Geçen hafta genel merkezimiz bizden bir süre istedi. Özellikle kamu çerçeve protokolünde yaşananların, sizlere anlattığımız şekilde iddialarımızı ortaya koyunca, kendileri savunma sanayi işçilerine yönelik birtakım görüşmeler yapacaklarını, Cumhurbaşkanı Yardımcısı Cevdet Bey ve onun ekibiyle birlikte, sonrasında da bize dönüp üyelerimize açıklama yapmamızı söyleyeceklerini ifade etmişlerdi. Geçen hafta Perşembe günü doldu bu süre. Perşembe veya Cuma biz Ankara’ya gideceğiz. Önce Türk Harb-İş Genel Merkezi’mizde bir görüşme yapacağız, ardından da şu anda işveren sendikasıyla hala sözleşmemiz imzalanmadığından dolayı işveren sendikası olan TÜİS’in önüne giderek kamuoyuna bir açıklama yapmayı düşünüyoruz. Hem Türk Harb-İş Sendikası Genel Merkez’inde hem de işveren sendikasının önünde. Ardından da Eskişehir’e dönüp, üyelerimizle eylem planımızı belirlemeyi düşünüyoruz.

-Sesimizi duymayanların, sesini duymayacağımız günler de gelecek

Son olarak eklemek istediğiniz bir şey var mı?

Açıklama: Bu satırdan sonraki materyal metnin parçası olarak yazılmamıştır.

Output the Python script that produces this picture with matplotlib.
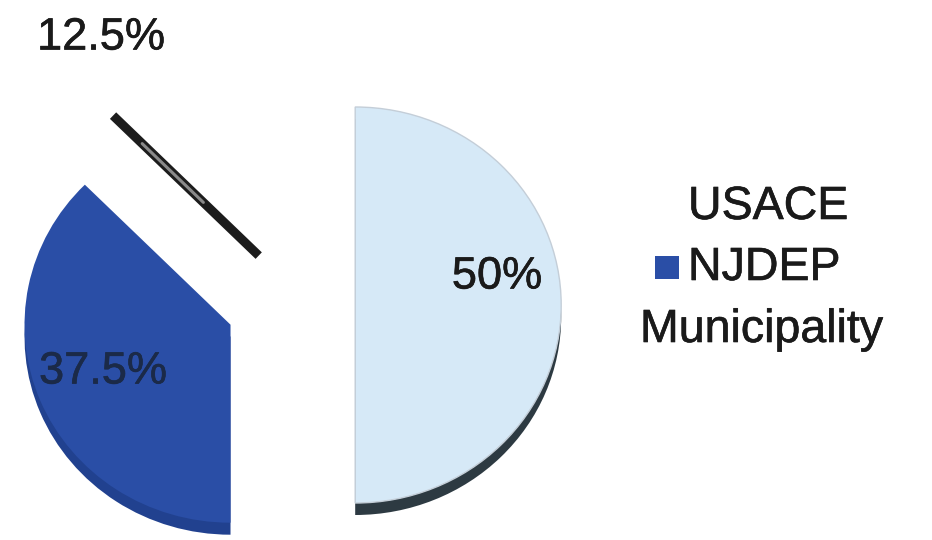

Uzun zamandır sizde bizlerle birliktesiniz. Teşekkür ediyorum. Gerçekten Eskişehir savunma sanayi işçilerinin seslerini duyurmaya ihtiyacı var. Maalesef Eskişehir’de hangi siyasi görüşten olursa olsun, arkadaşlarımızla biz bir kader birliği yapmış durumdayız. Birbirimizi anladığımızı düşünüyoruz. Bizi anlamayan tek kişiler, bu ülkeyi yönetenler. Bu ülkede karar verici noktada olanlar. Onlardan da benim talebim şudur; işler istendiği gibi yürümüyor, insanlar da onlara evet doğru gidiyor demiyor. Devletin çok basit bir şekilde yönetilmesi gereken, oturmuş kurumsal yapısı şu anda doğru işlemiyor, doğru yürümüyor. Bu sistemin düzelmesi gerekiyor. Bazı şeyler düzelte düzelte gider ama bizim gördüğümüz bozula bozula gidiyor. Bizim gibi kamunun içerisinde çalışan insanlara kulak vermeleri gerekiyor. Bunlar muhaliflerin sesi gibi düşünmeleri son derece hatalı. Emek mücadelesinin yanındayız. Emek mücadelesi ve referansıyla olaylara, hayata bakıyoruz. O şekilde analiz yapmaları gerekir. Aksi taktirde kaybeden kendileri olur. Bizim sesimizi duymayanların, bizim de onların sesini duymayacağımız günler gelir ve duymayacağız da.